In Fig. 1, assignment 1 is reactive. Here, the cameras do not take into account the future effects of their current assignments, which leads to observation failures when the pedestrian depicted as the red circle is handed-off from camera 3 to camera 1. Planning allows the three cameras to observe the two individuals—depicted as red circle and green square—without any interruptions (assignment 2).

Movies

Cameras Handoffs using Planning [video1, video2]

Three cameras decide among themselves how best to observe two pedestrians as they cross each other. One of the three cameras assists the other two in performing a successful handoff. It goes back to idle once the handoff is complete. Its role is similar to that of a temporary variable when values of two variables are swapped.

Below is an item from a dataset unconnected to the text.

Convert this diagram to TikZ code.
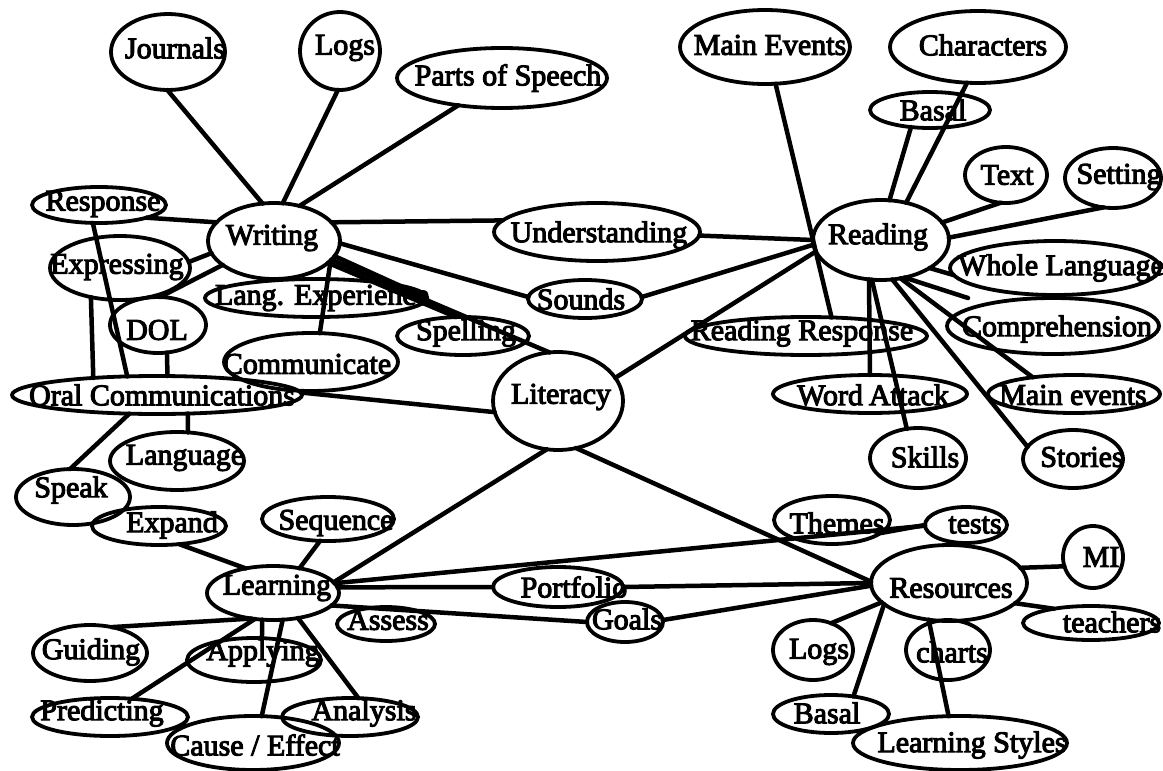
\documentclass[tikz,border=0pt]{standalone}
\usepackage{fontspec}
\usetikzlibrary{shapes.geometric}
\newfontfamily\mapfont{Liberation Serif}[FakeBold=3.5]

\tikzset{
  bubble/.style={ellipse, draw, line width=3.8pt, inner sep=0pt, outer sep=0pt},
  lbl/.style={font=\mapfont\fontsize{30}{32}\selectfont, inner sep=0pt},
  link/.style={line width=4.5pt, line cap=round},
}

% \bub{name}{cx}{cy}{rx}{ry}{text x}{text y}{text}
\newcommand\bub[8]{%
  \node[bubble, minimum width=#4*2pt, minimum height=#5*2pt] (#1) at (#2,#3) {};
  \node[lbl] (#1-t) at (#6,#7) {#8};}

\begin{document}
\begin{tikzpicture}[x=1pt,y=-1pt]
\fill[white] (0,0) rectangle (1163,771);
\useasboundingbox (0,0) rectangle (1163,771);

% ---------- bubbles ----------
\bub{journals}{168}{52}{57}{38}{175}{48}{Journals}
\bub{logsT}{340}{51}{40}{39}{345}{48}{Logs}
\bub{parts}{502}{78}{105}{30}{508}{78}{Parts of Speech}
\bub{mainEv}{765}{47}{85}{37}{770}{45}{Main Events}
\bub{chars}{978}{47}{88}{36}{983}{45}{Characters}
\bub{basalT}{930}{110}{60}{18}{933}{110}{Basal}
\bub{text}{1006}{175}{41}{28}{1007}{175}{Text}
\bub{setting}{1113}{178}{48}{30}{1119}{177}{Setting}
\bub{response}{99}{205}{67}{18}{103}{204}{Response}
\bub{writing}{274}{241}{66}{38}{272}{238}{Writing}
\bub{underst}{597}{232}{103}{29}{599}{235}{Understanding}
\bub{reading}{881}{240}{68}{40}{878}{237}{Reading}
\bub{express}{120}{268}{70}{32}{117}{267}{Expressing}
\bub{whole}{1055}{268}{105}{27}{1061}{268}{Whole Language}
\bub{langexp}{316}{298}{111}{19}{322}{298}{Lang. Experience}
\bub{sounds}{585}{299}{57}{19}{581}{299}{Sounds}
\bub{dol}{158}{325}{48}{28}{157}{330}{DOL}
\bub{spelling}{463}{336}{66}{19}{466}{333}{Spelling}
\bub{readresp}{806}{336}{121}{19}{802}{333}{Reading Response}
\bub{compr}{1053}{326}{106}{28}{1057}{329}{Comprehension}
\bub{commun}{311}{362}{87}{29}{307}{364}{Communicate}
\bub{oral}{157}{395}{145}{19}{162}{395}{Oral Communications}
\bub{literacy}{558}{401}{65}{49}{561}{397}{Literacy}
\bub{word}{870}{394}{97}{19}{873}{395}{Word\hspace{6pt}Attack}
\bub{mainev2}{1074}{394}{86}{19}{1073}{395}{Main events}
\bub{language}{177}{461}{67}{29}{185}{458}{Language}
\bub{skills}{918}{458}{48}{30}{925}{457}{Skills}
\bub{stories}{1073}{459}{50}{29}{1082}{457}{Stories}
\bub{speak}{73}{497}{57}{28}{71}{490}{Speak}
\bub{expand}{159}{526}{67}{19}{172}{525}{Expand}
\bub{sequence}{328}{519}{66}{22}{336}{523}{Sequence}
\bub{themes}{832}{520}{58}{24}{837}{523}{Themes}
\bub{tests}{966}{525}{41}{18}{975}{525}{tests}
\bub{mi}{1093}{557}{30}{31}{1101}{557}{MI}
\bub{learning}{273}{593}{66}{27}{277}{588}{Learning}
\bub{portfolio}{558}{587}{65}{20}{574}{587}{Portfolio}
\bub{resources}{949}{583}{78}{38}{951}{588}{Resources}
\bub{assess}{386}{624}{49}{17}{388}{620}{Assess}
\bub{goals}{625}{622}{38}{20}{627}{619}{Goals}
\bub{teachers}{1091}{623}{68}{17}{1112}{622}{teachers}
\bub{guiding}{90}{653}{57}{28}{91}{652}{Guiding}
\bub{applying}{254}{660}{67}{22}{263}{653}{Applying}
\bub{logsB}{813}{650}{40}{30}{819}{652}{Logs}
\bub{charts}{948}{650}{42}{30}{952}{652}{charts}
\bub{predicting}{110}{717}{78}{19}{102}{713}{Predicting}
\bub{analysis}{350}{717}{68}{19}{364}{713}{Analysis}
\bub{basalB}{831}{714}{58}{19}{827}{713}{Basal}
\bub{cause}{253}{743}{86}{27}{255}{745}{Cause / Effect}
\bub{lstyles}{960}{743}{107}{27}{972}{745}{Learning Styles}

\coordinate (gap) at (968,298);

% ---------- Writing ----------
\draw[link] (journals.-91) -- (writing.107);
\draw[link] (logsT.-93) -- (writing.77);
\draw[link] (parts.-148) -- (writing.54);
\draw[link] (response.-15) -- (writing.162);
\draw[link] (response.-109) -- (oral.148);
\draw[link] (writing.18) -- (underst.173);
\draw[link] (underst.-2) -- (reading.180);
\draw[link] (writing.-2) -- (sounds.178);
\draw[link] (sounds.2) -- (reading.-176);
\draw[link] (writing.191) -- (express.5);
\draw[link] (writing.-155) -- (dol.86);
\draw[link] (express.-135) -- (oral.165);
\draw[link] (dol.-72) -- (oral.61);
\draw[link] (writing.-19) -- (commun.73);
\draw[link] (writing.-14) -- (langexp.0);
\draw[link] (writing.-22) -- (spelling.110);
\draw[link] (writing.-18) -- (literacy.100);

% ---------- Oral communications ----------
\draw[link] (oral.1) -- (literacy.-170);
\draw[link] (oral.-146) -- (speak.96);
\draw[link] (oral.-31) -- (language.69);

% ---------- Reading ----------
\draw[link] (mainEv.-74) -- (readresp.36);
\draw[link] (basalT.-138) -- (reading.78);
\draw[link] (chars.-107) -- (reading.56);
\draw[link] (text.-101) -- (reading.16);
\draw[link] (setting.-108) -- (reading.2);
\draw[link] (reading.-30) -- (whole.184);
\draw[link] (reading.-58) -- (gap);
\draw[link] (reading.-63) -- (mainev2.158);
\draw[link] (reading.-74) -- (stories.165);
\draw[link] (reading.-103) -- (skills.111);
\draw[link] (reading.-107) -- (word.90);
\draw[link] (reading.-170) -- (literacy.22);

% ---------- Literacy ----------
\draw[link] (literacy.-103) -- (learning.10);
\draw[link] (literacy.-69) -- (resources.179);

% ---------- Learning ----------
\draw[link] (expand.-42) -- (learning.138);
\draw[link] (sequence.-110) -- (learning.43);
\draw[link] (learning.9) -- (tests.181);
\draw[link] (themes.-15) -- (tests.180);
\draw[link] (learning.5) -- (portfolio.180);
\draw[link] (portfolio.0) -- (resources.180);
\draw[link] (learning.-12) -- (goals.180);
\draw[link] (goals.3) -- (resources.182);
\draw[link] (learning.-130) -- (guiding.50);
\draw[link] (learning.-112) -- (applying.70);
\draw[link] (learning.-125) -- (predicting.40);
\draw[link] (learning.-70) -- (cause.72);
\draw[link] (learning.-45) -- (analysis.66);

% ---------- Resources ----------
\draw[link] (resources.12) -- (mi.198);
\draw[link] (resources.-17) -- (teachers.159);
\draw[link] (resources.196) -- (logsB.56);
\draw[link] (resources.198) -- (basalB.38);
\draw[link] (resources.-119) -- (lstyles.113);
\end{tikzpicture}
\end{document}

Planning Ahead for Camera Assignments

"Planning Ahead for PTZ Camera Assignment and Control,'' F.Z. Qureshi, Demetri Terzopoulos, Proc. Third ACM/IEEE International Conference on Distributed Smart Cameras (ICDSC 09), Como, Italy, August, 2009, 1—8.

Abstract

We present a visual sensor network, comprising wide field-of-view (FOV) passive cameras and pan/tilt/zoom (PTZ) active cameras, which automatically captures high quality surveillance video of selected pedestrians during their prolonged presence in an area of interest. A wide-FOV static camera can track multiple pedestrians, while any PTZ active camera can follow a single pedestrian at a time. The proactive control of multiple PTZ cameras is required to record seamless, high quality video of a roaming individual despite the observational constraints of the different cameras. We formulate PTZ camera assignment and handoff as a planning problem whose solution achieves optimal camera assignment with respect to predefined observational goals.

Learning Proactive Control Strategies for PTZ Cameras

"Learning Proactive Control Strategies for PTZ Cameras,'' F.Z. Qureshi, W. Starzyk, Proc. 5th ACM/IEEE International Conference on Distributed Smart Cameras (ICDSC 11), Ghent, Belgium, August, 2011, 1—6.

Abstract

This paper introduces a camera network capable of automatically learning proactive control strategies that enable a set of active pan/tilt/zoom (PTZ) cameras, supported by wideFOV passive cameras, to provide persistent coverage of the scene. When a situation is encountered for the first time, a reasoning module performs PTZ camera assignments and handoffs. The results of this reasoning exercise are 1) generalized so as to be applicable to many other similar situations and 2) stored in a production system for later use. When a "similar” situation is encountered in the future, the production-system reacts instinctively and performs camera assignments and handoffs, bypassing the reasoning module. Over time the proposed camera network reduces its reliance on the reasoning module to perform camera assignments and handoffs, consequently becoming more responsive and computationally efficient.